EXERCISE BRIEF – All lines in which the word "that" occurs are to be extracted.

Entries with chart source code –
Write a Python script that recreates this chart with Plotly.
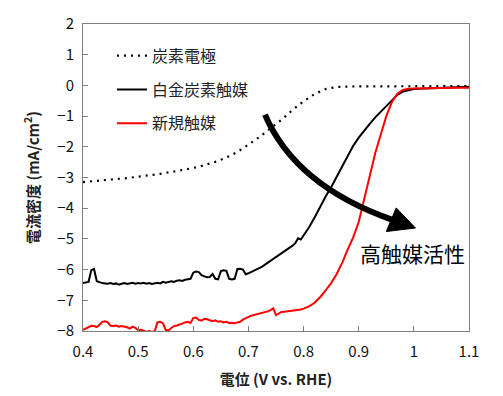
import plotly.graph_objects as go

# ---- data ----
x_fine = [round(0.40 + 0.005 * i, 3) for i in range(81)]  # 0.400 .. 0.800
x_tail = [0.81, 0.82, 0.83, 0.84, 0.85, 0.86, 0.87, 0.88, 0.89, 0.90, 0.91, 0.92,
          0.93, 0.94, 0.95, 0.96, 0.97, 0.98, 0.99, 1.00, 1.02, 1.04, 1.06, 1.08, 1.10]

pt_fine = [-6.44, -6.42, -6.40, -6.02, -5.98, -6.38, -6.42, -6.44, -6.45, -6.46,
           -6.44, -6.47, -6.45, -6.49, -6.46, -6.44, -6.47, -6.45, -6.43, -6.46,
           -6.44, -6.45, -6.43, -6.46, -6.44, -6.47, -6.45, -6.43, -6.45, -6.40,
           -6.43, -6.41, -6.38, -6.40, -6.36, -6.35, -6.37, -6.33, -6.32, -6.30,
           -6.10, -6.06, -6.08, -6.18, -6.22, -6.25, -6.24, -6.14, -6.30, -6.32,
           -6.05, -6.02, -6.04, -6.30, -6.32, -6.30, -5.98, -5.97, -6.00, -6.15,
           -6.12, -6.08, -6.04, -6.00, -5.95, -5.90, -5.84, -5.78, -5.72, -5.66,
           -5.58, -5.52, -5.46, -5.40, -5.34, -5.28, -5.22, -5.14, -4.98, -5.02,
           -4.90]
pt_tail = [-4.62, -4.30, -3.95, -3.62, -3.32, -2.97, -2.62, -2.28, -1.97, -1.70,
           -1.46, -1.25, -1.04, -0.86, -0.66, -0.48, -0.31, -0.20, -0.15, -0.12,
           -0.10, -0.08, -0.07, -0.05, -0.04]

new_fine = [-7.96, -7.92, -7.88, -7.83, -7.84, -7.87, -7.80, -7.70, -7.68, -7.72,
            -7.83, -7.84, -7.82, -7.86, -7.84, -7.85, -7.88, -7.92, -7.86, -7.90,
            -7.97, -7.96, -8.00, -8.02, -8.00, -8.03, -8.01, -7.72, -7.70, -7.75,
            -7.96, -7.98, -7.90, -7.84, -7.82, -7.80, -7.76, -7.72, -7.70, -7.74,
            -7.58, -7.56, -7.64, -7.66, -7.60, -7.62, -7.66, -7.68, -7.65, -7.70,
            -7.68, -7.72, -7.70, -7.74, -7.73, -7.75, -7.72, -7.70, -7.63, -7.58,
            -7.53, -7.50, -7.48, -7.46, -7.43, -7.40, -7.38, -7.36, -7.32, -7.26,
            -7.48, -7.42, -7.38, -7.37, -7.36, -7.35, -7.34, -7.33, -7.32, -7.30,
            -7.27]
new_tail = [-7.20, -7.08, -6.90, -6.68, -6.44, -6.14, -5.78, -5.35, -4.95, -4.45,
            -3.70, -2.95, -2.20, -1.60, -1.00, -0.55, -0.27, -0.15, -0.11, -0.10,
            -0.09, -0.09, -0.09, -0.08, -0.08]

carbon_x = [0.40, 0.42, 0.44, 0.46, 0.48, 0.50, 0.52, 0.54, 0.56, 0.58, 0.60, 0.62,
            0.64, 0.66, 0.68, 0.70, 0.72, 0.74, 0.76, 0.78, 0.80, 0.82, 0.84, 0.86,
            0.88, 0.90, 0.95, 1.00, 1.05, 1.10]
carbon_y = [-3.15, -3.11, -3.08, -3.05, -3.02, -2.98, -2.93, -2.88, -2.82, -2.76,
            -2.69, -2.60, -2.49, -2.35, -2.17, -1.93, -1.68, -1.40, -1.12, -0.80,
            -0.52, -0.28, -0.12, -0.05, -0.03, -0.03, -0.03, -0.02, -0.02, -0.02]

names = ["炭素電極", "白金炭素触媒", "新規触媒"]
x_ticks = [0.4, 0.5, 0.6, 0.7, 0.8, 0.9, 1.0, 1.1]
x_ticktext = ["0.4", "0.5", "0.6", "0.7", "0.8", "0.9", "1", "1.1"]
y_ticks = [2, 1, 0, -1, -2, -3, -4, -5, -6, -7, -8]

FONT = "Noto Sans CJK JP, Noto Sans, sans-serif"

fig = go.Figure()
fig.add_trace(go.Scatter(x=carbon_x, y=carbon_y, mode="lines", name=names[0],
                         legendgroup="a",
                         line=dict(color="black", width=2.2, dash="2px,5px")))
fig.add_trace(go.Scatter(x=x_fine + x_tail, y=pt_fine + pt_tail, mode="lines",
                         name=names[1], legendgroup="b",
                         line=dict(color="black", width=2)))
fig.add_trace(go.Scatter(x=x_fine + x_tail, y=new_fine + new_tail, mode="lines",
                         name=names[2], legendgroup="c",
                         line=dict(color="#ff0000", width=2)))

# curved arrow (annotation)
fig.add_shape(type="path", xref="x", yref="y",
              path="M 0.730,-0.95 Q 0.785,-3.26 0.960,-4.37",
              line=dict(color="black", width=6))
fig.add_shape(type="path", xref="x", yref="y",
              path="M 1.003,-4.645 L 0.968,-3.99 L 0.950,-4.76 Z",
              fillcolor="black", line=dict(color="black", width=1))
fig.add_annotation(x=0.997, y=-5.46, xref="x", yref="y", text="高触媒活性",
                   showarrow=False, font=dict(family=FONT, size=21, color="black"))

axis_common = dict(showline=True, linecolor="#7f7f7f", linewidth=1, mirror=True,
                   ticks="inside", ticklen=5, tickcolor="#7f7f7f", showgrid=False,
                   zeroline=False, tickfont=dict(family=FONT, size=15, color="#111"))

fig.update_xaxes(range=[0.4, 1.1], tickvals=x_ticks, ticktext=x_ticktext,
                 ticklabelstandoff=7,
                 title=dict(text="<b>電位 (V vs. RHE)</b>", standoff=14,
                            font=dict(family=FONT, size=15, color="#222")),
                 **axis_common)
fig.update_yaxes(range=[-8, 2], tickvals=y_ticks, ticklabelstandoff=5,
                 title=dict(text="<b>電流密度 (mA/cm<sup>2</sup>)</b>", standoff=14,
                            font=dict(family=FONT, size=15, color="#222")),
                 **axis_common)

# page body adds an 8px margin: figure is 495x388 so plot sits where the reference has it
fig.update_layout(
    width=495, height=388,
    margin=dict(l=75, r=34, t=16, b=65, autoexpand=False),
    paper_bgcolor="white", plot_bgcolor="white",
    font=dict(family=FONT, color="#222"),
    showlegend=True,
    legend=dict(x=0.075, y=0.952, xanchor="left", yanchor="top",
                bgcolor="rgba(0,0,0,0)", tracegroupgap=10,
                font=dict(family=FONT, size=16, color="#222")),
)

fig.write_html("out.html")
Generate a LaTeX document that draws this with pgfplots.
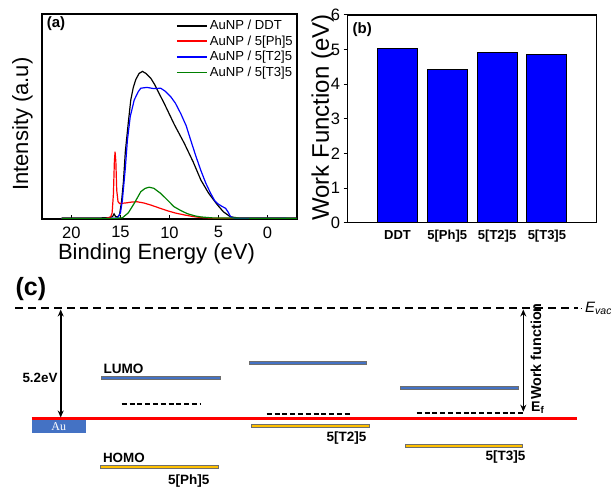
\documentclass[border=0pt]{standalone}
\usepackage{pgfplots}
\pgfplotsset{compat=1.18}
\usepackage{fontspec}
\setmainfont{Liberation Sans}
\newfontfamily\serifau{Liberation Serif}
\usetikzlibrary{arrows.meta}
\definecolor{ublue}{RGB}{68,114,196}
\definecolor{uyellow}{RGB}{255,192,0}
\definecolor{ugreen}{RGB}{0,128,0}
\definecolor{ugray}{RGB}{110,110,110}
\newcommand{\fs}[1]{\fontsize{#1}{#1}\selectfont}

\begin{document}
\begin{tikzpicture}[x=1pt,y=1pt]
\useasboundingbox (0,0) rectangle (611,-487);

% ---------------- (a) ----------------
\begin{axis}[
  at={(42pt,-14pt)}, anchor=north west, scale only axis,
  width=255pt, height=205pt,
  xmin=-3, xmax=23, x dir=reverse, ymin=0, ymax=100,
  xtick={0,5,10,15,20}, ytick=\empty,
  xtick pos=bottom, tick align=inside, major tick length=4pt,
  axis line style={line width=1.2pt},
  every tick/.style={black, line width=1pt},
  /pgf/number format/assume math mode=true,
  xticklabel style={font=\fs{16.5}, yshift=-4pt},
  xlabel={Binding Energy (eV)},
  xlabel style={font=\fs{22}, at={(axis description cs:0.449,-0.168)}, anchor=center},
  ylabel={Intensity (a.u)},
  ylabel style={font=\fs{22}, at={(axis description cs:-0.0765,0.463)}, anchor=center},
  legend style={draw=none, fill=none, at={(axis description cs:1.0,0.99)}, anchor=north east,
    font=\fs{13.1}, row sep=0.6pt, inner xsep=2pt},
  legend cell align=left,
  legend image code/.code={\draw[#1] (0pt,0pt) -- (30pt,0pt);},
  legend image post style={line width=1.9pt},
  clip=true,
]
\addplot[black, line width=1.2pt] coordinates {
(21,0.5) (18,0.5) (16.2,0.6) (15.8,1.2) (15.65,2.5) (15.5,1.2) (15.3,1.0) (15.1,2) (14.9,8) (14.7,18) (14.5,33) (14.2,47) (13.95,58) (13.7,64) (13.44,68) (13.1,71) (12.76,72) (12.4,71) (11.9,68.6) (11.5,65.5) (11.07,61.3) (10.6,57) (10.2,53) (9.5,46) (8.5,37) (7.6,28) (6.8,19) (6.0,12.5) (5.1,6.8) (4.5,3.5) (3.8,1.1) (3.0,0.5) (-3,0.5)};
\addlegendentry{AuNP / DDT}
\addplot[color=red, line width=1.2pt] coordinates {
(21,0.3) (16.5,0.3) (16.0,1) (15.85,3) (15.72,12) (15.62,28) (15.55,32.8) (15.47,28) (15.38,14) (15.25,8.5) (15.1,7.6) (14.5,7.8) (13.8,8.3) (13.3,8.4) (12.6,7.8) (11.9,6.8) (11.0,5.3) (10.2,4) (9.4,2.9) (8.5,2) (7.6,1.2) (6.8,0.7) (5.5,0.4) (-3,0.3)};
\addlegendentry{AuNP / 5[Ph]5}
\addplot[color=blue, line width=1.2pt] coordinates {
(21,0.3) (16,0.3) (15.3,0.5) (15.0,3) (14.8,9.3) (14.5,25) (14.29,38.5) (14.0,50) (13.6,58) (13.2,62) (12.93,63.8) (12.3,64.2) (11.6,63.6) (10.9,63.8) (10.4,62.2) (9.88,59.7) (9.4,56.5) (8.86,51.5) (8.3,45.5) (7.84,38.5) (7.3,30.5) (6.82,23.9) (6.3,17.5) (5.8,12.5) (5.4,9.0) (5.12,7.6) (4.7,6.3) (4.28,5.2) (4.0,3.2) (3.77,1.1) (3.4,0.4) (-3,0.3)};
\addlegendentry{AuNP / 5[T2]5}
\addplot[color=ugreen, line width=1.2pt] coordinates {
(21,0.3) (15.5,0.3) (14.8,0.6) (14.2,3) (13.6,7.6) (13.2,11) (12.93,13.3) (12.5,14.9) (12.09,15.5) (11.6,15) (10.9,12.5) (10.2,9.2) (9.54,6) (8.8,4) (8.18,2.6) (7.4,1.5) (6.8,1.0) (5.5,0.5) (-3,0.3)};
\addlegendentry{AuNP / 5[T3]5}
\node[anchor=west, font=\bfseries\fs{15}] at (axis description cs:0.005,0.951) {(a)};
\end{axis}

% ---------------- (b) ----------------
\begin{axis}[
  at={(347.7pt,-15pt)}, anchor=north west, scale only axis,
  width=249pt, height=207.7pt,
  xmin=-1, xmax=4, ymin=0, ymax=6,
  ybar, bar width=40pt,
  xtick={0,1,2,3}, xticklabels={DDT,5[Ph]5,5[T2]5,5[T3]5},
  ytick={0,1,2,3,4,5,6},
  tick pos=left, xtick align=inside, ytick align=outside, major tick length=4pt,
  axis line style={line width=1.2pt},
  every tick/.style={black, line width=1pt},
  /pgf/number format/assume math mode=true,
  xticklabel style={font=\bfseries\fs{13}, yshift=-4pt},
  yticklabel style={font=\fs{16.5}},
  ylabel={Work Function (eV)},
  ylabel style={font=\fs{24}, at={(axis description cs:-0.101,0.506)}, anchor=center},
]
\addplot[fill=blue, draw=black, line width=0.8pt] coordinates {(0,5.03) (1,4.43) (2,4.93) (3,4.87)};
\node[anchor=west, font=\bfseries\fs{15}] at (axis description cs:0.006,0.928) {(b)};
\end{axis}

% ---------------- (c) ----------------
\begin{axis}[
  at={(0pt,-260pt)}, anchor=north west, scale only axis,
  width=611pt, height=227pt,
  xmin=0, xmax=611, ymin=260, ymax=487, y dir=reverse,
  hide axis, clip=false,
]
% vacuum level
\addplot[black, line width=2pt, dash pattern=on 8pt off 5pt] coordinates {(15,308.3) (578,308.3)};
\addplot[black, line width=1.2pt] coordinates {(580.5,308.3) (582,308.3)};
% Fermi / red line
\addplot[red, line width=2.5pt] coordinates {(31.7,418.7) (576.7,418.7)};
% Au block
\addplot[fill=ublue, draw=none] coordinates {(31.7,420) (86,420) (86,433.3) (31.7,433.3)} -- cycle;
% LUMO bars
\addplot[fill=ublue, draw=ugray, line width=0.6pt] coordinates {(101.7,376) (220,376) (220,379.4) (101.7,379.4)} -- cycle;
\addplot[fill=ublue, draw=ugray, line width=0.6pt] coordinates {(249.3,361) (366.7,361) (366.7,364.4) (249.3,364.4)} -- cycle;
\addplot[fill=ublue, draw=ugray, line width=0.6pt] coordinates {(400,386) (518.3,386) (518.3,389.4) (400,389.4)} -- cycle;
% HOMO bars
\addplot[fill=uyellow, draw=ugray, line width=0.6pt] coordinates {(100.7,465.3) (218.3,465.3) (218.3,468.7) (100.7,468.7)} -- cycle;
\addplot[fill=uyellow, draw=ugray, line width=0.6pt] coordinates {(251.7,424) (369.3,424) (369.3,427.4) (251.7,427.4)} -- cycle;
\addplot[fill=uyellow, draw=ugray, line width=0.6pt] coordinates {(405,444) (522.7,444) (522.7,447.4) (405,447.4)} -- cycle;
% Fermi levels (dashed)
\addplot[black, line width=2pt, dash pattern=on 5pt off 2.8pt] coordinates {(121.7,404.3) (200,404.3)};
\addplot[black, line width=2pt, dash pattern=on 5pt off 2.8pt] coordinates {(266.7,414.3) (351.7,414.3)};
\addplot[black, line width=2pt, dash pattern=on 5pt off 2.8pt] coordinates {(416.7,413.3) (522.7,413.3)};
% arrows
\addplot[black, line width=1.6pt, {Stealth[length=7pt,width=6pt]}-{Stealth[length=7pt,width=6pt]}] coordinates {(60.7,309.5) (60.7,417.5)};
\addplot[black, line width=1.6pt, {Stealth[length=7pt,width=6pt]}-{Stealth[length=7pt,width=6pt]}] coordinates {(523.3,309.5) (523.3,411.7)};
% texts
\node[anchor=west, font=\bfseries\fs{25}] at (12,289.5) {(c)};
\node[anchor=west, font=\bfseries\fs{13.4}] at (19,378.3) {5.2eV};
\node[anchor=west, font=\bfseries\fs{13.6}] at (100,369.3) {LUMO};
\node[anchor=west, font=\bfseries\fs{13.4}] at (99.5,458.3) {HOMO};
\node[anchor=east, font=\bfseries\fs{13.5}] at (213,480.7) {5[Ph]5};
\node[anchor=east, font=\bfseries\fs{13.5}] at (370,438.3) {5[T2]5};
\node[anchor=east, font=\bfseries\fs{13.5}] at (529,457.3) {5[T3]5};
\node[font=\serifau\fs{12}, text=white] at (58.8,426.8) {Au};
\node[rotate=90, font=\bfseries\fs{14.4}] at (536,351.5) {Work function};
\node[anchor=west, font=\bfseries\fs{14}, inner sep=0pt] at (531,408) {E\textsubscript{f}};
\node[anchor=west, overlay, font=\itshape\fs{15}, inner sep=0pt] at (585,308.3) {E\textsubscript{vacc}};
\end{axis}
\end{tikzpicture}
\end{document}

COMPLETE OUTPUT –
Write a Python script that recreates this chart with Plotly.
Generate a LaTeX document that draws this with pgfplots.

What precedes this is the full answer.